Arianna Vendittelli (Idalma), Anita Rosati (Dorillo), Margherita Maria Sala (Irene), Rupert Charlesworth (Lindoro), Juan Sancho (Celindo), Morgan Pearce (Almiro), Rocco Cavalluzzi (Pantano), Innsbrucker Festwochenorchester, dir. Alessandro De Marchi.
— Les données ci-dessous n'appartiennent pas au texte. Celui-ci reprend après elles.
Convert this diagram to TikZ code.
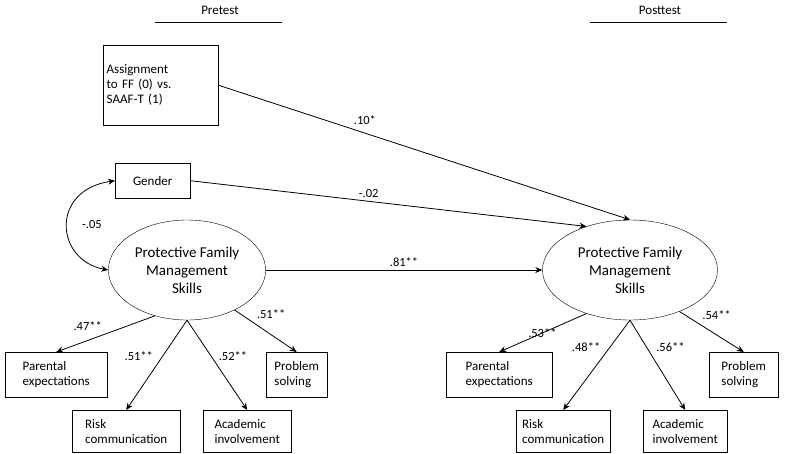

CPO 555 501-2 (3 CD). 2021. Notice en anglais. Distr. DistrArt Musique.
 
Passé à la postérité pour ses talents d’organiste et de pédagogue du clavier, Bernardo Pasquini (1637-1710) composa 14 oratorios et 17 opéras – dont une douzaine nous a été conservée. Au disque, on connaissait quelques-uns des premiers (écoutez son beau Caino e Abele, enregistré en 1990 par – déjà – Alessandro De Marchi), mais, sauf erreur, aucun des seconds. Ceux-ci ne connurent pas la même diffusion que les ouvrages vénitiens contemporains, sans doute parce qu’ils furent composés pour des théâtres privés ; car, à Rome, à la fin du XVIIe siècle, les opéras publics étaient fermés sur l’ordre du pape.
 
L’Idalma overo Chi la dura vince (« Idalma ou Qui persiste finit par triompher »), le septième ouvrage lyrique de Pasquini, fut donc créé au palais Capranica en 1680. Son livret s’inspire de celui de L’Empio punito de Melani (récemment enregistré par Carlo Ipata), et, donc, par ricochet, du Burlador de Sevilla de Tirso de Molina. Le mythe de Don Juan s’y voit cependant considérablement affadi, purgé de tout surnaturel : le bellâtre Lindoro a abandonné Irene pour épouser Idalma, mais souhaite revenir à ses premières amours, s’attirant les foudres du frère (Almiro) et du mari (Celindo) d’Irene ; deux serviteurs gaffeurs ne font qu’envenimer l’affaire qui, cependant, se résout pour le mieux.
 
La musique de Pasquini s’inscrit dans l’héritage de Cavalli (aux côtés duquel il s’était rendu à la cour de Louis XIV) et ressemble à celle de Stradella ou du jeune Alessandro Scarlatti : le récitatif se simplifie, les airs se multiplient mais les da capo restent rares, supplantés par les formes strophiques avec ritournelle (et, souvent, sur ostinato, une formule pour laquelle Pasquini avoue un penchant immodéré). Plus copieux que toujours inspiré, l’ouvrage s’avère surtout remarquable pour ses ensembles (beau trio de l’acte I, quintette final, duos sur basse de chaconne) et les monologues polymorphes de l’acte III.
 
Enregistré au fil de représentations du Festival d’Innsbruck, il bénéficie de la direction alerte, virevoltante bien qu’un rien trop élégante de De Marchi. Ce dernier l’a confié à un orchestre confortable et coloré (vingt-deux musiciens), où figurent des instruments qui ne furent probablement pas sollicités à la création, dont deux flûtes à bec et même un colascione.
 
La distribution, jeune, fringante, laisse une impression mitigée : la basse (Cavalluzzi) grommelle par trop et on n’apprécie toujours pas l’émission en arrière et nasillarde du ténor Sancho. Si l’autre ténor (Charlesworth) nasille aussi, sa partie, plus centrale, plus flatteuse, plus fleurie, lui laisse néanmoins l’occasion de charmer. Jolis, un peu fades, le baryton Pearce et le sopranino Rosati ; tandis que, dans l’exigeant rôle-titre, Vendittelli affiche une voix corsée et une belle conviction mais aussi un chant parfois emphatique, peu soigné. C’est à l’alto que vont nos préférences : belle technique, timbre racé, interprétation sentie, Margherita Maria Sala nous vaut les meilleurs moments de cet enregistrement, plus intéressant que bouleversant.